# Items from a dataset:
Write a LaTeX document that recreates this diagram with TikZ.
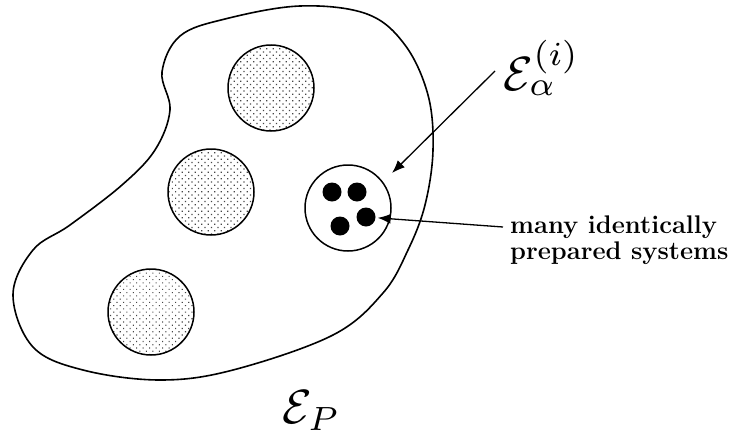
\documentclass[tikz,border=0pt]{standalone}
\usepackage{amsmath,amssymb}
\usepackage{tikz}
\usetikzlibrary{arrows.meta,patterns.meta}
\definecolor{dotgray}{RGB}{70,70,70}
\tikzset{
  ens/.style={circle, draw, line width=1.5pt, minimum size=86pt, inner sep=0pt},
  dotted ens/.style={ens, pattern={Dots[distance=4.6pt, radius=0.85pt, angle=45]}, pattern color=dotgray},
  sysdot/.style={circle, fill=black, minimum size=19pt, inner sep=0pt},
  biglabel/.style={scale=4.8, inner sep=0pt},
  arr/.style={-{Latex[length=13pt, width=10pt]}, line width=1.3pt, shorten >=2pt}
}

\begin{document}
\begin{tikzpicture}[x=1pt, y=-1pt]
    \useasboundingbox (0,0) rectangle (735,439);
    \draw[line width=1.6pt] plot[smooth cycle, tension=0.6] coordinates {
      (300,6) (367,14) (405,45) (428,95) (433,150) (425,205) (408,250) (383,293)
      (333,335) (233,370) (160,380) (83,370) (33,347) (13,295) (33,250) (70,225)
      (122,185) (155,150) (170,110) (162,72) (180,36) (225,19)};
    \node[dotted ens] (ea) at (271,88) {};
    \node[dotted ens] (eb) at (211,192) {};
    \node[dotted ens] (ec) at (151,312) {};
    \node[ens] (ei) at (348,208) {};
    \node[sysdot] (d1) at (332,192) {};
    \node[sysdot] (d2) at (357,192) {};
    \node[sysdot] (d3) at (340,226) {};
    \node[sysdot] (d4) at (366,217) {};
    \node[biglabel, anchor=base west] (lbl) at (503,90) {$\mathcal{E}_\alpha^{(i)}$};
    \node[biglabel, anchor=base west] (lp) at (282,423) {$\mathcal{E}_P$};
    \node[anchor=north west, align=left, inner sep=0pt, font=\fontsize{25.5}{26}\selectfont\bfseries] (sys) at (510,216) {many identically\\prepared systems};
    \coordinate (a1) at (495,71);
    \coordinate (a2) at (503,227);
    \coordinate (t1) at (392,173);
    \draw[arr, shorten >=0pt] (a1) -- (t1);
    \draw[arr] (a2) -- (d4);
  \end{tikzpicture}
\end{document}
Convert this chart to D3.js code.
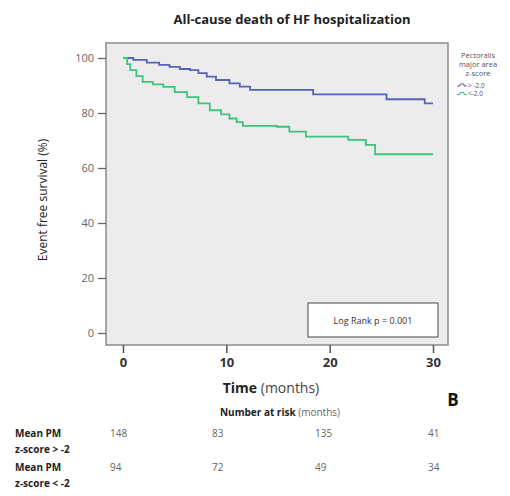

# Stated exercise:
Pictures stay out of the copy; please restate every record above exactly.

# Correct output:
Write a LaTeX document that recreates this diagram with TikZ.
\documentclass[tikz,border=0pt]{standalone}
\usepackage{amsmath,amssymb}
\usepackage{tikz}
\usetikzlibrary{arrows.meta,patterns.meta}
\definecolor{dotgray}{RGB}{70,70,70}
\tikzset{
  ens/.style={circle, draw, line width=1.5pt, minimum size=86pt, inner sep=0pt},
  dotted ens/.style={ens, pattern={Dots[distance=4.6pt, radius=0.85pt, angle=45]}, pattern color=dotgray},
  sysdot/.style={circle, fill=black, minimum size=19pt, inner sep=0pt},
  biglabel/.style={scale=4.8, inner sep=0pt},
  arr/.style={-{Latex[length=13pt, width=10pt]}, line width=1.3pt, shorten >=2pt}
}

\begin{document}
\begin{tikzpicture}[x=1pt, y=-1pt]
    \useasboundingbox (0,0) rectangle (735,439);
    \draw[line width=1.6pt] plot[smooth cycle, tension=0.6] coordinates {
      (300,6) (367,14) (405,45) (428,95) (433,150) (425,205) (408,250) (383,293)
      (333,335) (233,370) (160,380) (83,370) (33,347) (13,295) (33,250) (70,225)
      (122,185) (155,150) (170,110) (162,72) (180,36) (225,19)};
    \node[dotted ens] (ea) at (271,88) {};
    \node[dotted ens] (eb) at (211,192) {};
    \node[dotted ens] (ec) at (151,312) {};
    \node[ens] (ei) at (348,208) {};
    \node[sysdot] (d1) at (332,192) {};
    \node[sysdot] (d2) at (357,192) {};
    \node[sysdot] (d3) at (340,226) {};
    \node[sysdot] (d4) at (366,217) {};
    \node[biglabel, anchor=base west] (lbl) at (503,90) {$\mathcal{E}_\alpha^{(i)}$};
    \node[biglabel, anchor=base west] (lp) at (282,423) {$\mathcal{E}_P$};
    \node[anchor=north west, align=left, inner sep=0pt, font=\fontsize{25.5}{26}\selectfont\bfseries] (sys) at (510,216) {many identically\\prepared systems};
    \coordinate (a1) at (495,71);
    \coordinate (a2) at (503,227);
    \coordinate (t1) at (392,173);
    \draw[arr, shorten >=0pt] (a1) -- (t1);
    \draw[arr] (a2) -- (d4);
  \end{tikzpicture}
\end{document}
Convert this chart to D3.js code.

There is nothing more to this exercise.